Restate the data below word for word. Skip any images it contains.
- - - - -
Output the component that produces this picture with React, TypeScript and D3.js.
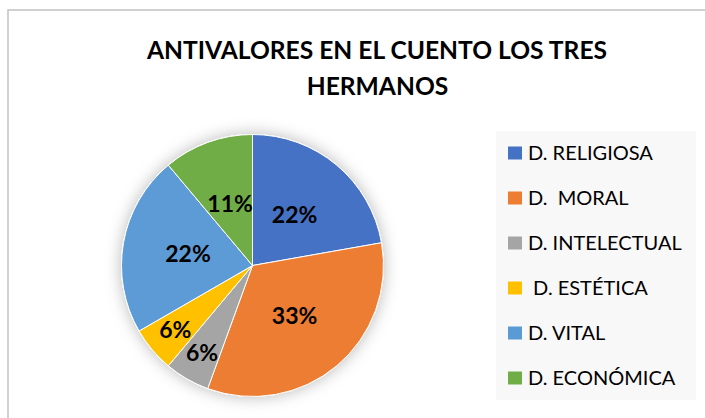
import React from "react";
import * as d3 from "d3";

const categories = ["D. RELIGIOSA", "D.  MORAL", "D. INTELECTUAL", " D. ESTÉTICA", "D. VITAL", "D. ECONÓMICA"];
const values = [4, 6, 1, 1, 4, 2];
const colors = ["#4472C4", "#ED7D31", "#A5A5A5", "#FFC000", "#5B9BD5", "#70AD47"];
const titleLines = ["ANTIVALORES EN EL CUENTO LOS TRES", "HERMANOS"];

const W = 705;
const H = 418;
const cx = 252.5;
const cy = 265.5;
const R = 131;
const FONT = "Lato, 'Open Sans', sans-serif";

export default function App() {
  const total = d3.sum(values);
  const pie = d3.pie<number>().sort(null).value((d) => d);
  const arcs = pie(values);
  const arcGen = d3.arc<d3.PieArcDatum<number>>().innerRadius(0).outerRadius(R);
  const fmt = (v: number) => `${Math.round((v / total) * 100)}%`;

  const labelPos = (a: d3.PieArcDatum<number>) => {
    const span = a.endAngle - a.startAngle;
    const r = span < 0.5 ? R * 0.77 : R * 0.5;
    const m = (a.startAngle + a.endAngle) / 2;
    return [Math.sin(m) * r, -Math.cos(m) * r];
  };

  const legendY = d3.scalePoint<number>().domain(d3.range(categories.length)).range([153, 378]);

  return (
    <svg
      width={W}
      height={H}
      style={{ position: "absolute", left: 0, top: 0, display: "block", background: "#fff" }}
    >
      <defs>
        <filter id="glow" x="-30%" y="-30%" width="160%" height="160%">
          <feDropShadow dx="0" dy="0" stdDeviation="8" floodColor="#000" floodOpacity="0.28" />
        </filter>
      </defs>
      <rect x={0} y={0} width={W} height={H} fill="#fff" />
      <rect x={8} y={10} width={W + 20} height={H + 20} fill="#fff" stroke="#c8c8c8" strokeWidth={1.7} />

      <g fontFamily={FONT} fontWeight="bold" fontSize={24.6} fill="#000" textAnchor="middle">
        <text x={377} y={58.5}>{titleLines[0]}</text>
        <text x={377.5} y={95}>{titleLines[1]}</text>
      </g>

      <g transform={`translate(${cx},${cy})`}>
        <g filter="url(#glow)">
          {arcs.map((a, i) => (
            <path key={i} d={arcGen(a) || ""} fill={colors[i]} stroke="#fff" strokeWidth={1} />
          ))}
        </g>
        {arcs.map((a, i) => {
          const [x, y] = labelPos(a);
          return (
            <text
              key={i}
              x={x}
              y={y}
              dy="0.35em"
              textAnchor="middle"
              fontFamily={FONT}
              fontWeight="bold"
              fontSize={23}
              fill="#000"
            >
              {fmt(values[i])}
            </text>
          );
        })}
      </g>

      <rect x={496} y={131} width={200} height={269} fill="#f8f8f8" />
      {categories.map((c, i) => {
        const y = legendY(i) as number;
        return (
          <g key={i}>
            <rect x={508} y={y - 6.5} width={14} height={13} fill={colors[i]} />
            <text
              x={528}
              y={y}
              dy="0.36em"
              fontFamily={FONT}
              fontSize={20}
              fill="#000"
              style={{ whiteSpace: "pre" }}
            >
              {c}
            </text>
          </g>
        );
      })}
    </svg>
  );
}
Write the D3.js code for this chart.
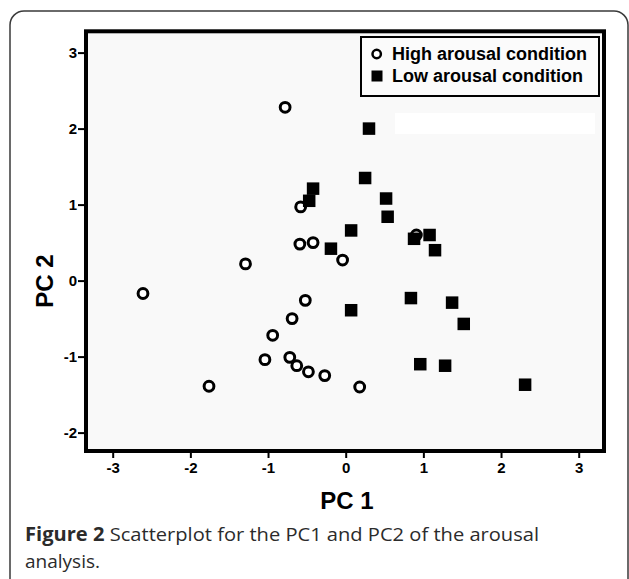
- - - - -
### RESULT OF THE TASK
Output the component that produces this picture with React, TypeScript and D3.js.
import React from "react";
import * as d3 from "d3";

const categories = ["D. RELIGIOSA", "D.  MORAL", "D. INTELECTUAL", " D. ESTÉTICA", "D. VITAL", "D. ECONÓMICA"];
const values = [4, 6, 1, 1, 4, 2];
const colors = ["#4472C4", "#ED7D31", "#A5A5A5", "#FFC000", "#5B9BD5", "#70AD47"];
const titleLines = ["ANTIVALORES EN EL CUENTO LOS TRES", "HERMANOS"];

const W = 705;
const H = 418;
const cx = 252.5;
const cy = 265.5;
const R = 131;
const FONT = "Lato, 'Open Sans', sans-serif";

export default function App() {
  const total = d3.sum(values);
  const pie = d3.pie<number>().sort(null).value((d) => d);
  const arcs = pie(values);
  const arcGen = d3.arc<d3.PieArcDatum<number>>().innerRadius(0).outerRadius(R);
  const fmt = (v: number) => `${Math.round((v / total) * 100)}%`;

  const labelPos = (a: d3.PieArcDatum<number>) => {
    const span = a.endAngle - a.startAngle;
    const r = span < 0.5 ? R * 0.77 : R * 0.5;
    const m = (a.startAngle + a.endAngle) / 2;
    return [Math.sin(m) * r, -Math.cos(m) * r];
  };

  const legendY = d3.scalePoint<number>().domain(d3.range(categories.length)).range([153, 378]);

  return (
    <svg
      width={W}
      height={H}
      style={{ position: "absolute", left: 0, top: 0, display: "block", background: "#fff" }}
    >
      <defs>
        <filter id="glow" x="-30%" y="-30%" width="160%" height="160%">
          <feDropShadow dx="0" dy="0" stdDeviation="8" floodColor="#000" floodOpacity="0.28" />
        </filter>
      </defs>
      <rect x={0} y={0} width={W} height={H} fill="#fff" />
      <rect x={8} y={10} width={W + 20} height={H + 20} fill="#fff" stroke="#c8c8c8" strokeWidth={1.7} />

      <g fontFamily={FONT} fontWeight="bold" fontSize={24.6} fill="#000" textAnchor="middle">
        <text x={377} y={58.5}>{titleLines[0]}</text>
        <text x={377.5} y={95}>{titleLines[1]}</text>
      </g>

      <g transform={`translate(${cx},${cy})`}>
        <g filter="url(#glow)">
          {arcs.map((a, i) => (
            <path key={i} d={arcGen(a) || ""} fill={colors[i]} stroke="#fff" strokeWidth={1} />
          ))}
        </g>
        {arcs.map((a, i) => {
          const [x, y] = labelPos(a);
          return (
            <text
              key={i}
              x={x}
              y={y}
              dy="0.35em"
              textAnchor="middle"
              fontFamily={FONT}
              fontWeight="bold"
              fontSize={23}
              fill="#000"
            >
              {fmt(values[i])}
            </text>
          );
        })}
      </g>

      <rect x={496} y={131} width={200} height={269} fill="#f8f8f8" />
      {categories.map((c, i) => {
        const y = legendY(i) as number;
        return (
          <g key={i}>
            <rect x={508} y={y - 6.5} width={14} height={13} fill={colors[i]} />
            <text
              x={528}
              y={y}
              dy="0.36em"
              fontFamily={FONT}
              fontSize={20}
              fill="#000"
              style={{ whiteSpace: "pre" }}
            >
              {c}
            </text>
          </g>
        );
      })}
    </svg>
  );
}
Write the D3.js code for this chart.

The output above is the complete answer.